— START OF DATA EXCERPTS —

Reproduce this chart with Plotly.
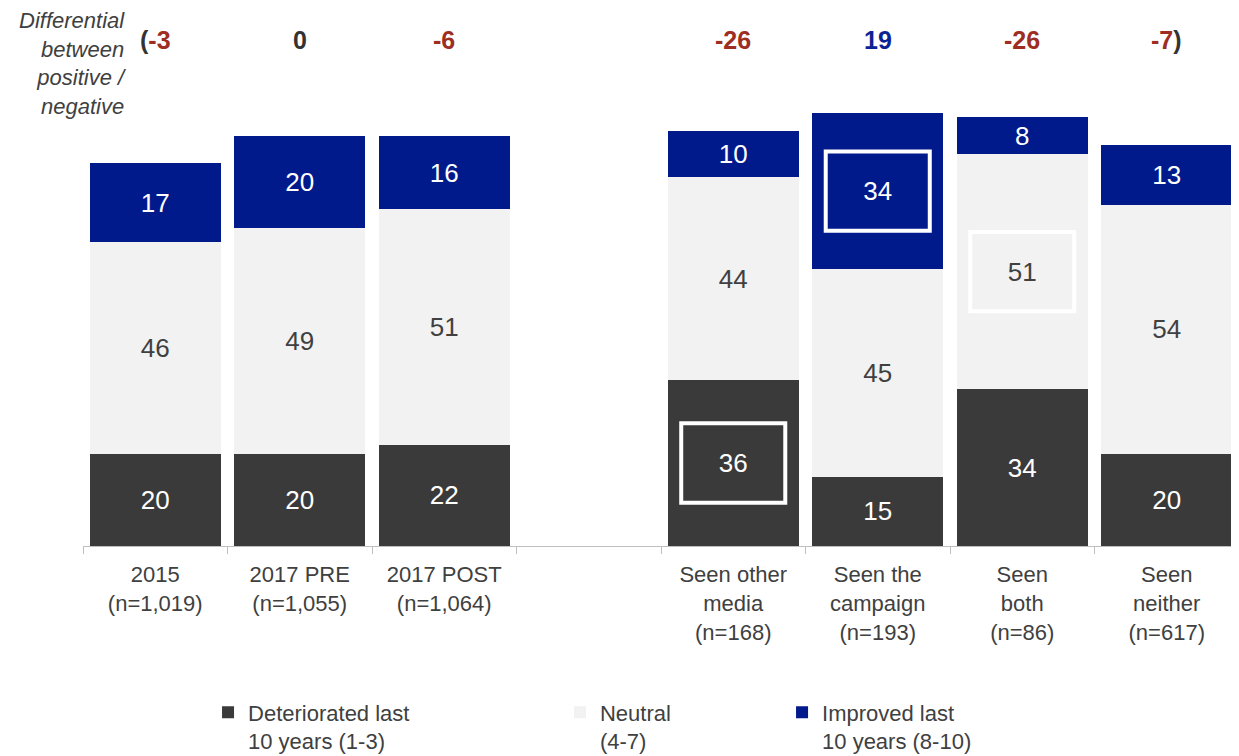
import plotly.graph_objects as go

categories = ["2015<br>(n=1,019)", "2017 PRE<br>(n=1,055)", "2017 POST<br>(n=1,064)", " ",
              "Seen other<br>media<br>(n=168)", "Seen the<br>campaign<br>(n=193)",
              "Seen<br>both<br>(n=86)", "Seen<br>neither<br>(n=617)"]
deteriorated = [20, 20, 22, None, 36, 15, 34, 20]
neutral = [46, 49, 51, None, 44, 45, 51, 54]
improved = [17, 20, 16, None, 10, 34, 8, 13]

# highlighted cells: (category index, series)
highlights = [(4, "deteriorated"), (5, "improved"), (6, "neutral")]

DARK = "#3a3a3a"
NEUTRAL = "#f2f2f2"
BLUE = "#001a8c"
RED_TXT = "#9e2d22"
BLUE_TXT = "#0b2294"
GREY_TXT = "#404040"
FONT = "Liberation Sans, Arial, sans-serif"

fig = go.Figure()
series = [
    ("Deteriorated last<br>10 years (1-3)", deteriorated, DARK, "white", "legend"),
    ("Neutral<br>(4-7)", neutral, NEUTRAL, GREY_TXT, "legend2"),
    ("Improved last<br>10 years (8-10)", improved, BLUE, "white", "legend3"),
]
for name, vals, col, tcol, lg in series:
    fig.add_trace(go.Bar(
        x=categories, y=vals, name=name, marker=dict(color=col, line=dict(width=0)),
        text=vals, texttemplate="%{y}", textposition="inside", insidetextanchor="middle",
        textfont=dict(color=tcol, size=26, family=FONT), constraintext="none",
        legend=lg, hoverinfo="skip",
    ))

# highlight boxes derived from data
bases = {"deteriorated": lambda i: 0, "neutral": lambda i: deteriorated[i],
         "improved": lambda i: deteriorated[i] + neutral[i]}
valsd = {"deteriorated": deteriorated, "neutral": neutral, "improved": improved}
shapes = []
for i, s in highlights:
    c = bases[s](i) + valsd[s][i] / 2
    shapes.append(dict(type="rect", xref="x", yref="y", x0=i - 0.36, x1=i + 0.36,
                       y0=c - 8.6, y1=c + 8.6, line=dict(color="white", width=4),
                       fillcolor="rgba(0,0,0,0)", layer="above"))

# differential annotations
ann = []
n = len(categories)
valid = [i for i in range(n) if improved[i] is not None]
for k, i in enumerate(valid):
    d = improved[i] - deteriorated[i]
    col = RED_TXT if d < 0 else (BLUE_TXT if d > 0 else "#333333")
    txt = f"<span style='color:{col}'>{d}</span>"
    if k == 0:
        txt = f"<span style='color:#333333'>(</span>" + txt
    if k == len(valid) - 1:
        txt = txt + f"<span style='color:#333333'>)</span>"
    ann.append(dict(x=i, y=1.098, xref="x", yref="paper", text=f"<b>{txt}</b>",
                    showarrow=False, font=dict(size=25, family=FONT), xanchor="center",
                    yanchor="middle"))
ann.append(dict(x=0.039, y=1.171, xref="paper", yref="paper",
                text="<i>Differential<br>between<br>positive /<br>negative</i>",
                showarrow=False, align="right", xanchor="right", yanchor="top",
                font=dict(size=22, family=FONT, color=GREY_TXT)))

legend_common = dict(orientation="h", yanchor="top", valign="top", xref="container",
                     yref="container",
                     font=dict(size=22, family=FONT, color=GREY_TXT), bgcolor="rgba(0,0,0,0)")
fig.update_layout(
    barmode="stack", bargap=0.093,
    width=1231, height=748,
    margin=dict(l=75, r=0, t=77, b=210, autoexpand=False),
    plot_bgcolor="white", paper_bgcolor="white",
    font=dict(family=FONT, color=GREY_TXT),
    showlegend=True,
    legend=dict(x=0.1625, y=0.0862, **legend_common),
    legend2=dict(x=0.4484, y=0.0862, **legend_common),
    legend3=dict(x=0.6288, y=0.0862, **legend_common),
    xaxis=dict(type="category", range=[-0.5, n - 0.5], tickson="boundaries",
               ticks="outside", ticklen=7, tickcolor="#bfbfbf", showline=True,
               linecolor="#bfbfbf", linewidth=1, showgrid=False, automargin=False,
               ticklabelstandoff=9,
               tickfont=dict(size=22, family=FONT, color=GREY_TXT)),
    yaxis=dict(range=[0, 100], visible=False, showgrid=False, automargin=False),
    shapes=shapes, annotations=ann,
)
fig.write_html("out.html")
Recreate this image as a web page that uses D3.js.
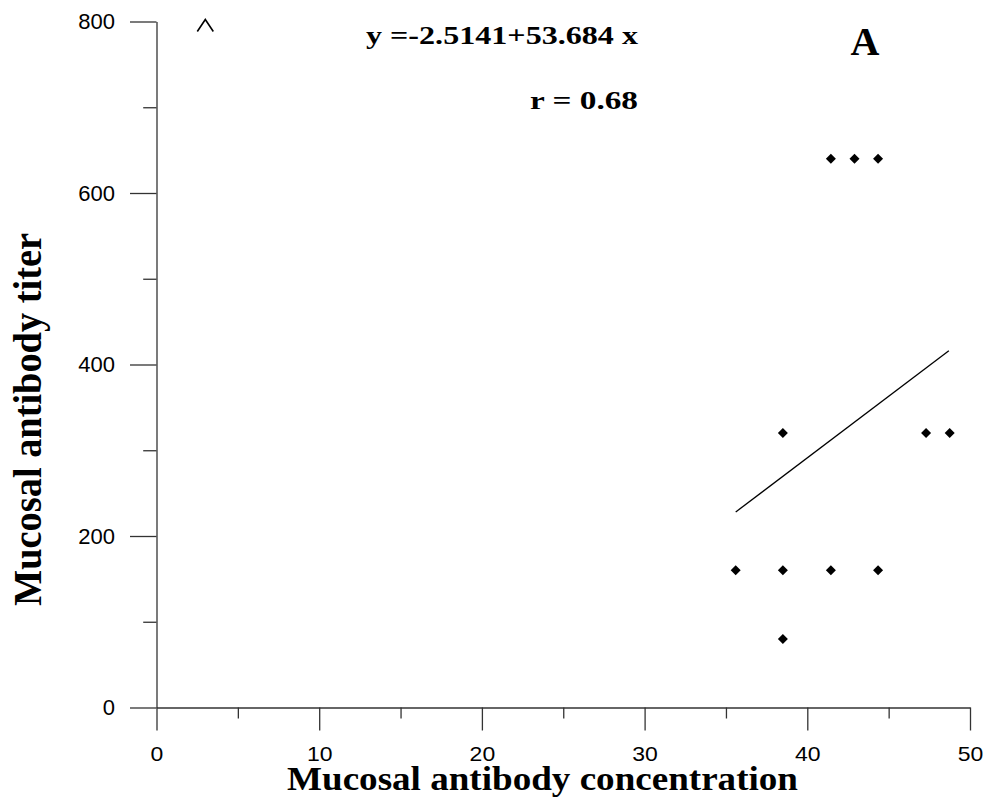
<!DOCTYPE html>
<html>
<head>
<meta charset="utf-8">
<script src="https://cdn.jsdelivr.net/npm/d3@7"></script>
<style>
  html, body { margin: 0; padding: 0; background: #fff; }
  svg { display: block; }
</style>
</head>
<body>
<svg id="chart" width="984" height="803"></svg>
<script>
// ---- data ----
const pointX = [35.6, 38.5, 41.45, 44.35, 38.5, 41.45, 42.9, 44.35, 38.5, 47.3, 48.75];
const pointY = [160, 160, 160, 160, 80, 640, 640, 640, 320, 320, 320];
const offScaleX = [3];
const offScaleY = [800];
const fitX = [35.6, 48.7];
const fitY = [228, 416];
const xMajorTicks = [0, 10, 20, 30, 40, 50];
const xMinorTicks = [5, 15, 25, 35, 45];
const yMajorTicks = [0, 200, 400, 600, 800];
const yMinorTicks = [100, 300, 500, 700];
const equationText = "y =-2.5141+53.684 x";
const rText = "r = 0.68";
const panelLabel = "A";
const xTitle = "Mucosal antibody concentration";
const yTitle = "Mucosal antibody titer";

// ---- layout ----
const svg = d3.select("#chart");
const x = d3.scaleLinear().domain([0, 50]).range([156.5, 970]);
const y = d3.scaleLinear().domain([0, 800]).range([707.5, 21.5]);
const axisColor = "#333";

// minor ticks
svg.append("g")
  .attr("transform", `translate(0,${y(0)})`)
  .call(d3.axisBottom(x).tickValues(xMinorTicks).tickSize(11).tickFormat(""))
  .call(g => g.select(".domain").remove())
  .call(g => g.selectAll("line").attr("stroke", axisColor).attr("stroke-width", 1.3));
svg.append("g")
  .attr("transform", `translate(${x(0)},0)`)
  .call(d3.axisLeft(y).tickValues(yMinorTicks).tickSize(13.3).tickFormat(""))
  .call(g => g.select(".domain").remove())
  .call(g => g.selectAll("line").attr("stroke", axisColor).attr("stroke-width", 1.3));

// major axes
const xAxis = svg.append("g")
  .attr("transform", `translate(0,${y(0)})`)
  .call(d3.axisBottom(x).tickValues(xMajorTicks).tickSize(23).tickSizeOuter(0).tickPadding(16).tickFormat(d3.format("d")));
xAxis.select(".domain").attr("stroke", axisColor).attr("stroke-width", 1.3);
xAxis.selectAll("line").attr("stroke", axisColor).attr("stroke-width", 1.3);
xAxis.selectAll("text")
  .attr("font-family", "'Liberation Sans', Arial, sans-serif")
  .attr("font-size", 20).attr("fill", "#000")
  .attr("transform", "scale(1.15,1)");

const yAxis = svg.append("g")
  .attr("transform", `translate(${x(0)},0)`)
  .call(d3.axisLeft(y).tickValues(yMajorTicks).tickSize(26.5).tickSizeOuter(0).tickPadding(15).tickFormat(d3.format("d")));
yAxis.select(".domain").attr("stroke", axisColor).attr("stroke-width", 1.3);
yAxis.selectAll("line").attr("stroke", axisColor).attr("stroke-width", 1.3);
yAxis.selectAll("text")
  .attr("font-family", "'Liberation Sans', Arial, sans-serif")
  .attr("font-size", 22).attr("fill", "#000");

// regression line
const fitData = fitX.map((v, i) => [v, fitY[i]]);
svg.append("path")
  .datum(fitData)
  .attr("d", d3.line().x(d => x(d[0])).y(d => y(d[1])))
  .attr("fill", "none").attr("stroke", "#000").attr("stroke-width", 1.3);

// points (diamonds)
const pts = pointX.map((v, i) => ({ x: v, y: pointY[i] }));
const diamond = d3.symbol(d3.symbolSquare, 50);
svg.append("g").selectAll("path")
  .data(pts).join("path")
  .attr("d", diamond)
  .attr("transform", d => `translate(${x(d.x)},${y(d.y)}) rotate(45)`)
  .attr("fill", "#000");

// off-scale caret marker
const off = offScaleX.map((v, i) => ({ x: v, y: offScaleY[i] }));
svg.append("g").selectAll("path")
  .data(off).join("path")
  .attr("d", d => {
    const cx = x(d.x), cy = y(d.y) - 2;
    return `M${cx - 8},${cy + 12} L${cx},${cy} L${cx + 8},${cy + 12}`;
  })
  .attr("fill", "none").attr("stroke", "#000").attr("stroke-width", 1.6);

// annotations
const serif = "'Liberation Serif', 'Times New Roman', serif";
svg.append("text").attr("x", 366).attr("y", 43.5)
  .attr("font-family", serif).attr("font-weight", "bold").attr("font-size", 25)
  .attr("textLength", 272).attr("lengthAdjust", "spacingAndGlyphs")
  .text(equationText);
svg.append("text").attr("x", 530).attr("y", 108.5)
  .attr("font-family", serif).attr("font-weight", "bold").attr("font-size", 25)
  .attr("textLength", 108).attr("lengthAdjust", "spacingAndGlyphs")
  .text(rText);
svg.append("text").attr("x", 850.5).attr("y", 55)
  .attr("font-family", serif).attr("font-weight", "bold").attr("font-size", 40)
  .text(panelLabel);

// axis titles
svg.append("text").attr("x", 287).attr("y", 790)
  .attr("font-family", serif).attr("font-weight", "bold").attr("font-size", 34)
  .attr("textLength", 511).attr("lengthAdjust", "spacingAndGlyphs")
  .text(xTitle);
svg.append("text")
  .attr("transform", "translate(40.5,606) rotate(-90)")
  .attr("x", 0).attr("y", 0)
  .attr("font-family", serif).attr("font-weight", "bold").attr("font-size", 40)
  .attr("textLength", 373).attr("lengthAdjust", "spacingAndGlyphs")
  .text(yTitle);
</script>
</body>
</html>
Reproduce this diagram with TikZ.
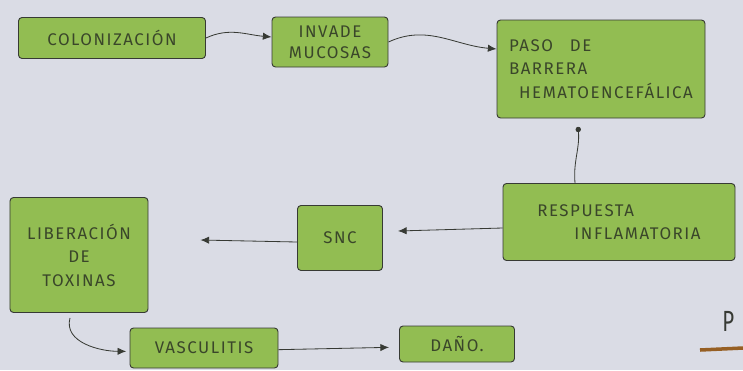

— END OF DATA EXCERPTS —

SHORT TASK -
Say how many lines hold the word "with", giving the number and nothing else.

FULL ANSWER -
2